ETL Output Type Does Not Match Expectations
Issue Description:
In SQL node preview, some field types are inconsistent with previous nodes, or after ETL runs, some field types differ from the original types.
Cause:
(1) The ETL contains an Append Rows node that combines fields with the same name but different types from different data sources. If fields with the same name include string and other types, they are displayed as string.

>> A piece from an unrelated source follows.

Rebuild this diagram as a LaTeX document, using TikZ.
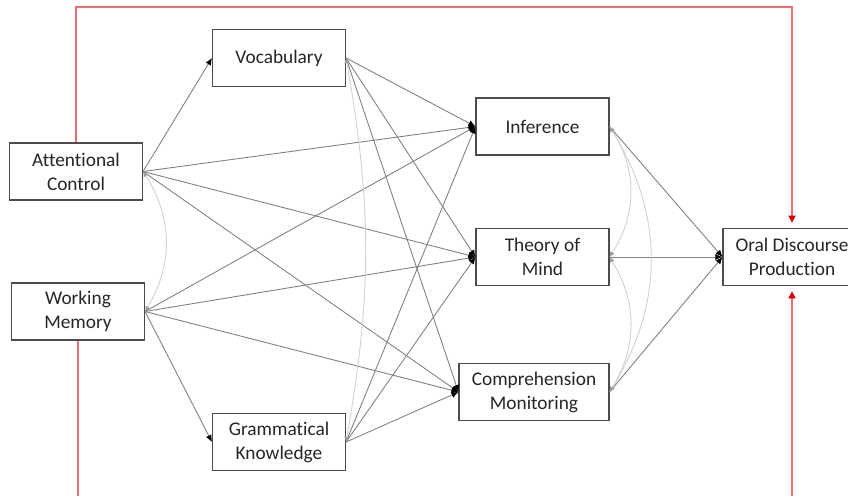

(2) New fields generated by Add Calculated Column do not use functions in a standardized way, causing the field type itself to differ from the manually selected type in the upper-right corner. The SQL node re-determines field types and does not directly inherit the previous displayed type, resulting in some type inconsistencies.
Solution:
(1) Before Append Rows, check the field types with issues as much as possible and use functions to convert the types to be consistent before appending datasets.
(2) When using Add Calculated Column, use functions to convert field types and ensure the numeric type is consistent with the manually selected type.
All scheduled tasks do not run automatically after updating the license
Issue Description:
After the old license expires and the license is updated, all scheduled tasks, such as datasets, ETL, and subscriptions, are not automatically triggered. After environment migration and activation of the new environment license, scheduled tasks become invalid.
Cause:
After the license expires and becomes invalid, BI services stop and all scheduled tasks stop. Even if the license is reactivated, scheduled tasks are not automatically triggered. For migration of BI 5.3.0 and later versions, after activating the new BI environment, guandata-server must be restarted; otherwise scheduled tasks become invalid.
Solution:
After reactivating the license, contact Guandata service personnel to restart the entire BI service.
ETL Updates Twice Consecutively
Issue Description:
For the same ETL, the option to update ETL only after all datasets are updated is selected. Two input datasets are each updated only once, but the ETL is triggered twice and both runs succeed.
Cause:
The two input datasets finish updating almost at the same time with an extremely small time difference, causing the system to determine twice that the ETL run trigger condition is met, so it runs twice.
Solution:
This generally does not affect usage. You can wait for Guandata product optimization, or slightly stagger the update times of input datasets.
ETL Does Not Update After Dataset Update
Issue Description:
The ETL update method is configured as after selected datasets are updated, but the dataset updates while the ETL does not. For example, Trigger after any selected dataset is updated is configured, five datasets are selected, and all five datasets update within one day, but the ETL runs only twice.
Cause:
Check the update times of input datasets and the queue time when ETL updates. If the five input datasets update too close together, tasks queue up. Before the first run ends, new tasks are already triggered and queued. Once multiple queued tasks appear for the same ETL at the same time, later duplicate queued tasks are automatically deduplicated and discarded by the system.
Solution:
We recommend using Trigger only after all selected datasets are updated. If data timeliness is required and Trigger after any selected dataset is updated must be used, ensure that the update times of multiple input datasets are staggered and not clustered. The interval must be greater than the ETL run duration and leave room for queueing.